[Records with drawing code]
★ ★ ★ ★ ★
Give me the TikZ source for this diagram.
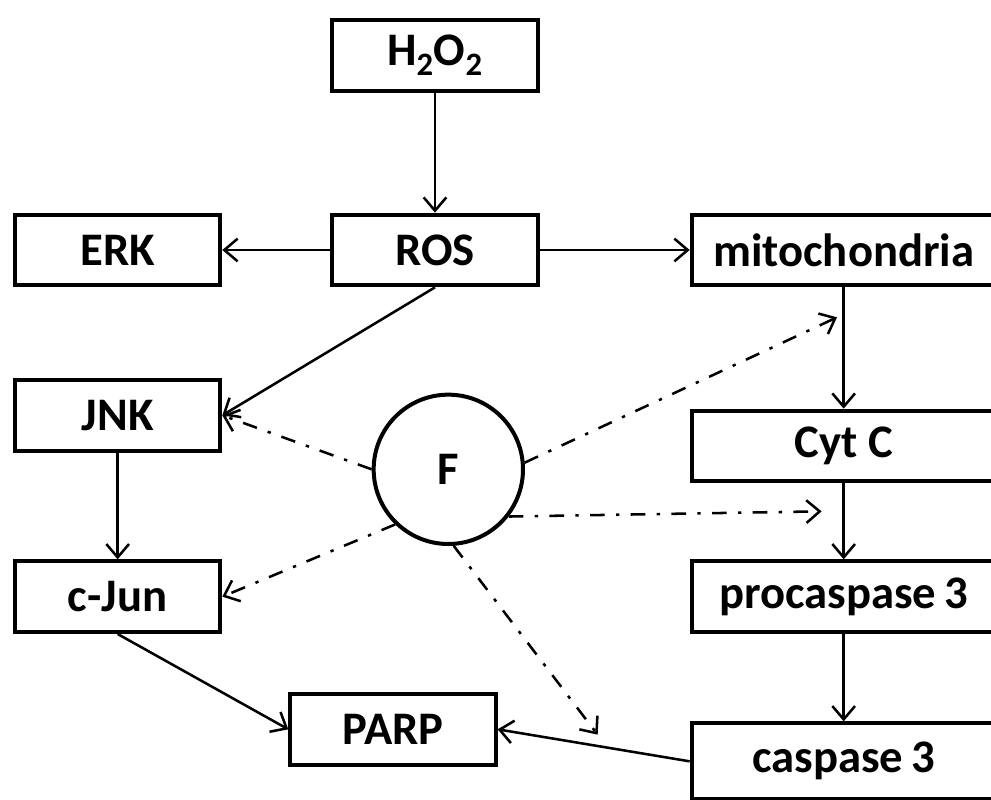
\documentclass[tikz,border=0pt]{standalone}
\usepackage{fontspec}
\setmainfont{Carlito}
\usepackage{tikz}
\usetikzlibrary{arrows.meta, positioning, calc}

\begin{document}
\begin{tikzpicture}[font=\fontsize{35}{42}\selectfont\bfseries,
	box/.style={draw, line width=3pt, minimum width=154pt, minimum height=53pt, inner sep=0pt},
	widebox/.style={box, minimum width=228pt},
	link/.style={-{Straight Barb[length=10pt,width=17pt]}, line width=1.9pt},
	hint/.style={link, dash pattern=on 11pt off 8.5pt on 2.5pt off 8.5pt}]
	\node[box] (ros) {ROS};
	\useasboundingbox ($(ros)+(-326.25pt,187.5pt)$) rectangle ++(743.25pt,-599.25pt);
	\node[box, above=90pt of ros] (h2o2) {H\textsubscript{2}O\textsubscript{2}};
	\node[box, left=81pt of ros] (erk) {ERK};
	\node[widebox, right=112.5pt of ros] (mito) {mitochondria};
		\node[box, below=68pt of erk] (jnk) {JNK};
		\node[box, below=80pt of jnk] (cjun) {c-Jun};
		\node[box, below right=43.5pt and 49.5pt of cjun] (parp) {PARP};
		\node[widebox, below=91pt of mito] (cytc) {Cyt C};
		\node[widebox, below=57pt of cytc] (procasp) {procaspase\hspace{0.18em}3};
		\node[widebox, below=65.5pt of procasp, minimum height=57pt] (casp) {caspase\hspace{0.18em}3};
	\node[below=79pt of ros, xshift=10pt, circle, draw, line width=3pt, minimum size=112pt, inner sep=0pt] (f) {F};
	\coordinate[below=22.5pt of mito.south, xshift=-5pt] (tomito);
	\coordinate[below=21pt of cytc.south, xshift=-16.5pt] (tocytc);
	\coordinate[right=75pt of parp.east, yshift=-4pt] (tocasp);
	\foreach \from/\to in {h2o2/ros,ros/erk,ros/mito,ros.south/jnk.east,jnk/cjun,cjun.south/parp.west,
		mito/cytc,cytc/procasp,procasp/casp,casp.west/parp.east}
		\draw[link] (\from) -- (\to);
	\foreach \from/\to in {f.west/jnk.east,f.5/tomito,f.-38/tocytc,f.226/cjun.east,f.-86/tocasp}
		\draw[hint] (\from) -- (\to);
\end{tikzpicture}
\end{document}
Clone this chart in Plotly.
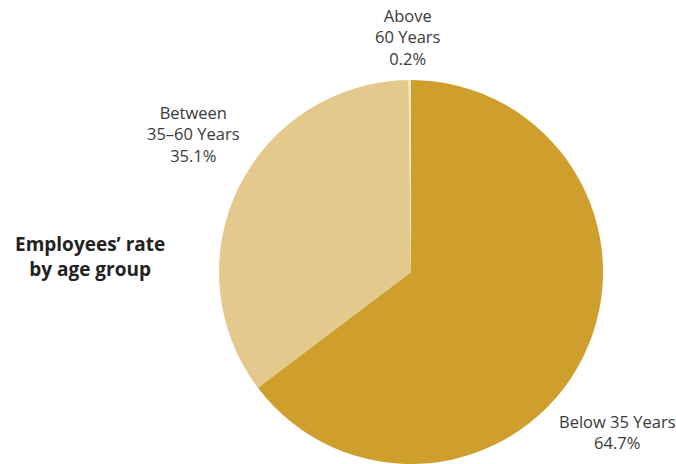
import plotly.graph_objects as go

labels = ["Below 35 Years", "Between 35–60 Years", "Above 60 Years"]
values = [64.7, 35.1, 0.2]
colors = ["#CE9F2C", "#E3C98B", "#F4E6C6"]
label_texts = ["Below 35 Years<br>64.7%", "Between<br>35–60 Years<br>35.1%", "Above<br>60 Years<br>0.2%"]
title_text = "<b>Employees’ rate<br>by age group</b>"

W, H = 676, 464
cx, cy, r = 411, 272, 192
top = H - 2 * r
plot_h = H - top

def py(y):
    return (H - y) / plot_h

fig = go.Figure(go.Pie(
    labels=labels, values=values, sort=False, direction="clockwise", rotation=0,
    marker=dict(colors=colors, line=dict(width=0)),
    textinfo="none", hoverinfo="label+percent", showlegend=False,
    domain=dict(x=[(cx - r) / W, (cx + r) / W], y=[0, 1]),
))

font = dict(family="Open Sans, Noto Sans, sans-serif", size=16.5, color="#3a3a3a")
positions = [(617, 432), (193, 134), (408, 37)]
for txt, (x, y) in zip(label_texts, positions):
    fig.add_annotation(x=x / W, y=py(y), xref="paper", yref="paper", text=txt,
                       showarrow=False, font=font, align="center", xanchor="center", yanchor="middle")

fig.add_annotation(x=90 / W, y=py(256), xref="paper", yref="paper", text=title_text,
                   showarrow=False, font=dict(family="Open Sans, Noto Sans, sans-serif", size=19, color="#222222"),
                   align="center", xanchor="center", yanchor="middle")

fig.update_layout(width=W, height=H, margin=dict(l=0, r=0, t=top, b=0),
                  paper_bgcolor="white", plot_bgcolor="white")
fig.write_html("out.html")
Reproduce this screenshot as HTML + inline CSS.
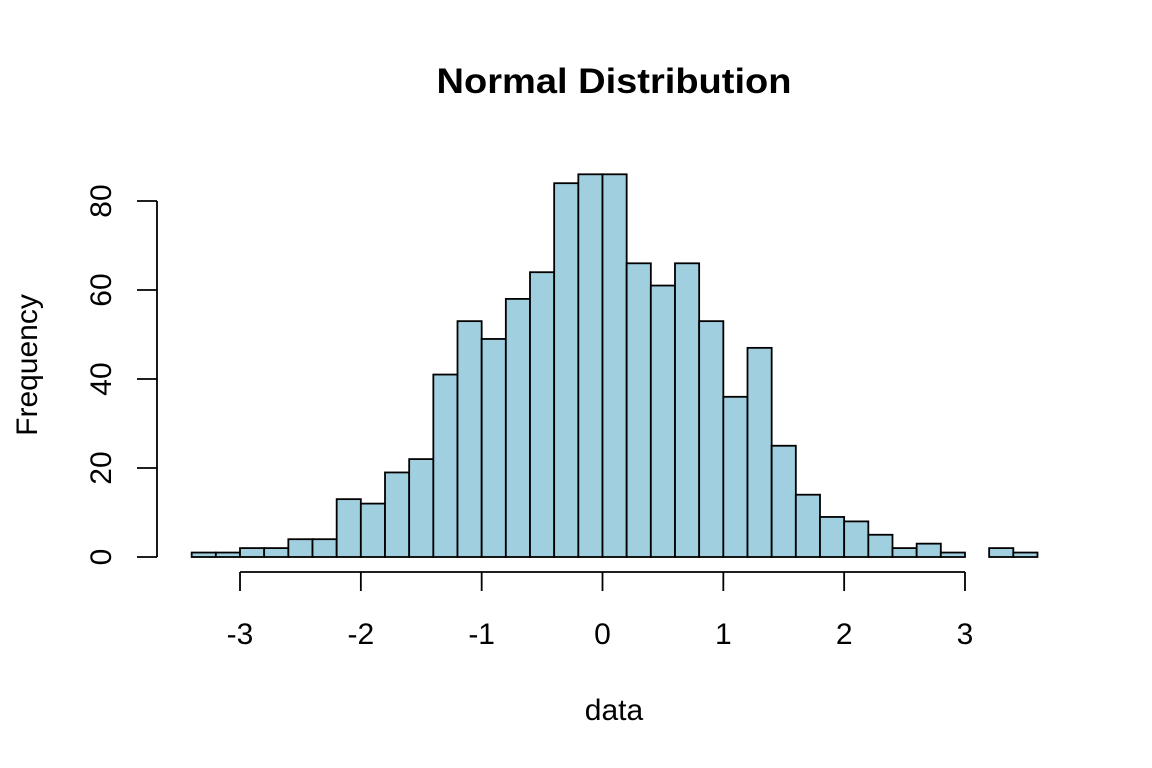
<!DOCTYPE html>
<html><head><meta charset="utf-8"><style>
html,body{margin:0;padding:0;background:#fff;}
svg{display:block;font-family:"Liberation Sans",Arial,sans-serif;}
</style></head><body>
<svg id="s" width="1152" height="768" xmlns="http://www.w3.org/2000/svg">
<rect width="1152" height="768" fill="#fff"/>
<text x="614" y="93" font-size="35" font-weight="bold" text-anchor="middle" textLength="355" lengthAdjust="spacingAndGlyphs">Normal Distribution</text>
<text x="614" y="720" font-size="30" text-anchor="middle">data</text>
<text transform="translate(37,365) rotate(-90)" font-size="30" text-anchor="middle">Frequency</text>
<g id="bars" fill="#a0cfe0" stroke="#000" stroke-width="1.8"></g>
<g stroke="#000" stroke-width="1.8" fill="none">
<line x1="157" y1="201" x2="157" y2="557"/>
<line x1="240" y1="572" x2="965" y2="572"/>
</g>
<g id="ax" font-size="30"></g>
</svg>
<script>
var counts=[1,1,2,2,4,4,13,12,19,22,41,53,49,58,64,84,86,86,66,61,66,53,36,47,25,14,9,8,5,2,3,1,0,2,1];
var ns="http://www.w3.org/2000/svg";
function X(v){return 602.5+v*120.83;}
function Y(c){return 557-c*4.45;}
var g=document.getElementById("bars");
for(var i=0;i<counts.length;i++){
 if(counts[i]==0)continue;
 var x0=X(-3.4+i*0.2),x1=X(-3.4+(i+1)*0.2);
 var r=document.createElementNS(ns,"rect");
 r.setAttribute("x",x0);r.setAttribute("width",x1-x0);
 r.setAttribute("y",Y(counts[i]));r.setAttribute("height",557-Y(counts[i]));
 g.appendChild(r);
}
var ax=document.getElementById("ax");
function el(t,a,txt){var e=document.createElementNS(ns,t);for(var k in a)e.setAttribute(k,a[k]);if(txt!=null)e.textContent=txt;ax.appendChild(e);}
for(var v=-3;v<=3;v++){
 el("line",{x1:X(v),y1:572,x2:X(v),y2:591,stroke:"#000","stroke-width":1.8});
 el("text",{x:X(v),y:644,"text-anchor":"middle"},String(v));
}
for(var c=0;c<=80;c+=20){
 el("line",{x1:137,y1:Y(c),x2:157,y2:Y(c),stroke:"#000","stroke-width":1.8});
 el("text",{transform:"translate(111,"+Y(c)+") rotate(-90)","text-anchor":"middle"},String(c));
}
</script>
</body></html>
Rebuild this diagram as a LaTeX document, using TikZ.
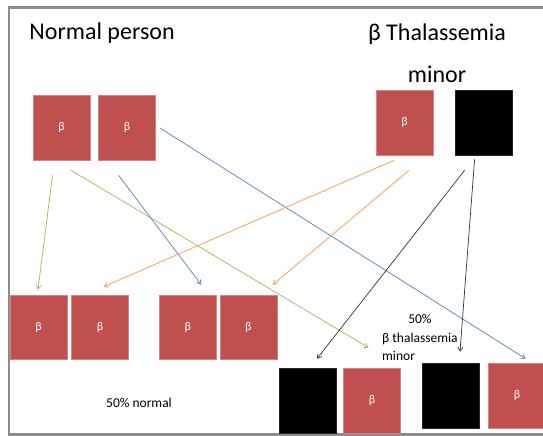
\documentclass[tikz,border=0pt]{standalone}
\usepackage{fontspec}
\setmainfont{Carlito}
\usetikzlibrary{positioning,arrows.meta}
\definecolor{allele}{RGB}{192,80,77}
\definecolor{pgreen}{RGB}{155,187,89}
\definecolor{pblue}{RGB}{79,129,189}
\definecolor{porange}{RGB}{247,150,70}
\definecolor{framegray}{RGB}{140,140,140}

\begin{document}
\begin{tikzpicture}[
    x=1pt, y=-1pt,
    gene/.style={draw=allele!70!white, fill=allele, line width=0.6pt, minimum width=57pt, minimum height=65pt, inner sep=0pt, text=white, font=\fontsize{12}{14}\selectfont},
    mutant/.style={gene, draw=black!85, fill=black},
    title/.style={align=center, font=\fontsize{24}{42}\selectfont},
    note/.style={font=\fontsize{13.5}{18.5}\selectfont},
    arrow/.style={-{Straight Barb[length=4pt,width=5pt]}, line width=0.7pt},
    node distance=3pt
]
    \useasboundingbox (0,0) rectangle (543,436);

    % Slide frame
    \draw[framegray, line width=2.2pt] (545,7.5) -- (8.7,7.5) -- (8.7,434.5) -- (545,434.5);

    % Titles
    \node[title] (normal) at (102,33) {Normal person};
    \node[title] (minor) at (437,53) {β Thalassemia\\minor};

    % Parents
    \node[gene] (nb1) at (61.5,127.5) {β};
    \node[gene, right=8pt of nb1] (nb2) {β};
    \node[gene] (tb1) at (404.5,122.5) {β};
    \node[mutant, right=22pt of tb1] (tb2) {};

    % Children: normal
    \node[gene, minimum height=64pt] (c1) at (38.5,327) {β};
    \node[gene, minimum height=64pt, right=4pt of c1] (c2) {β};
    \node[gene, minimum height=64pt, right=30pt of c2] (c3) {β};
    \node[gene, minimum height=64pt, right=of c3] (c4) {β};

    % Children: carriers
    \node[mutant] (d1) at (307.5,400.5) {};
    \node[gene, right=7pt of d1] (d2) {β};
    \node[mutant] (d3) at (450.5,395.5) {};
    \node[gene, right=9pt of d3] (d4) {β};

    % Labels
    \node[note] (half1) at (139,403) {50\% normal};
    \node[note, anchor=west, inner sep=0pt] (half2) at (382,338.5)
        {\begin{tabular}{@{}l@{}}\multicolumn{1}{c}{50\%}\\β thalassemia\\minor\end{tabular}};

    % Arrows
    \draw[arrow, pgreen] ([xshift=-9pt,yshift=-15pt]nb1.south) -- ([xshift=-0.5pt,yshift=5pt]c1.north);
    \draw[arrow, pgreen] ([xshift=9.5pt,yshift=-10pt]nb1.south) -- ([xshift=-3.5pt,yshift=20pt]d2.north);
    \draw[arrow, pblue] ([xshift=-8.5pt,yshift=-15pt]nb2.south) -- ([xshift=13.5pt,yshift=10pt]c3.north);
    \draw[arrow, pblue] ([xshift=4pt,yshift=-0.5pt]nb2.east) -- ([xshift=8.5pt,yshift=4pt]d4.north);
    \draw[arrow, porange] ([xshift=-10.5pt,yshift=-5pt]tb1.south) -- ([xshift=3.5pt,yshift=8pt]c2.north);
    \draw[arrow, porange] ([xshift=4.5pt,yshift=-15pt]tb1.south) -- ([xshift=24.5pt,yshift=10pt]c4.north);
    \draw[arrow, black!80] ([xshift=-19.5pt,yshift=-15pt]tb2.south) -- ([xshift=9.5pt,yshift=9pt]d1.north);
    \draw[arrow, black!80] ([xshift=-9.5pt,yshift=-4pt]tb2.south) -- ([xshift=9.5pt,yshift=11pt]d3.north);
\end{tikzpicture}
\end{document}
★ ★ ★ ★ ★
Keep to the stretch from the line containing "Rebuild this diagram" through the line containing "minimum height=64pt, right=of", both ends included, and copy it exactly from the listing above, minus the pictures.

Rebuild this diagram as a LaTeX document, using TikZ.
\documentclass[tikz,border=0pt]{standalone}
\usepackage{fontspec}
\setmainfont{Carlito}
\usetikzlibrary{positioning,arrows.meta}
\definecolor{allele}{RGB}{192,80,77}
\definecolor{pgreen}{RGB}{155,187,89}
\definecolor{pblue}{RGB}{79,129,189}
\definecolor{porange}{RGB}{247,150,70}
\definecolor{framegray}{RGB}{140,140,140}

\begin{document}
\begin{tikzpicture}[
    x=1pt, y=-1pt,
    gene/.style={draw=allele!70!white, fill=allele, line width=0.6pt, minimum width=57pt, minimum height=65pt, inner sep=0pt, text=white, font=\fontsize{12}{14}\selectfont},
    mutant/.style={gene, draw=black!85, fill=black},
    title/.style={align=center, font=\fontsize{24}{42}\selectfont},
    note/.style={font=\fontsize{13.5}{18.5}\selectfont},
    arrow/.style={-{Straight Barb[length=4pt,width=5pt]}, line width=0.7pt},
    node distance=3pt
]
    \useasboundingbox (0,0) rectangle (543,436);

    % Slide frame
    \draw[framegray, line width=2.2pt] (545,7.5) -- (8.7,7.5) -- (8.7,434.5) -- (545,434.5);

    % Titles
    \node[title] (normal) at (102,33) {Normal person};
    \node[title] (minor) at (437,53) {β Thalassemia\\minor};

    % Parents
    \node[gene] (nb1) at (61.5,127.5) {β};
    \node[gene, right=8pt of nb1] (nb2) {β};
    \node[gene] (tb1) at (404.5,122.5) {β};
    \node[mutant, right=22pt of tb1] (tb2) {};

    % Children: normal
    \node[gene, minimum height=64pt] (c1) at (38.5,327) {β};
    \node[gene, minimum height=64pt, right=4pt of c1] (c2) {β};
    \node[gene, minimum height=64pt, right=30pt of c2] (c3) {β};
    \node[gene, minimum height=64pt, right=of c3] (c4) {β};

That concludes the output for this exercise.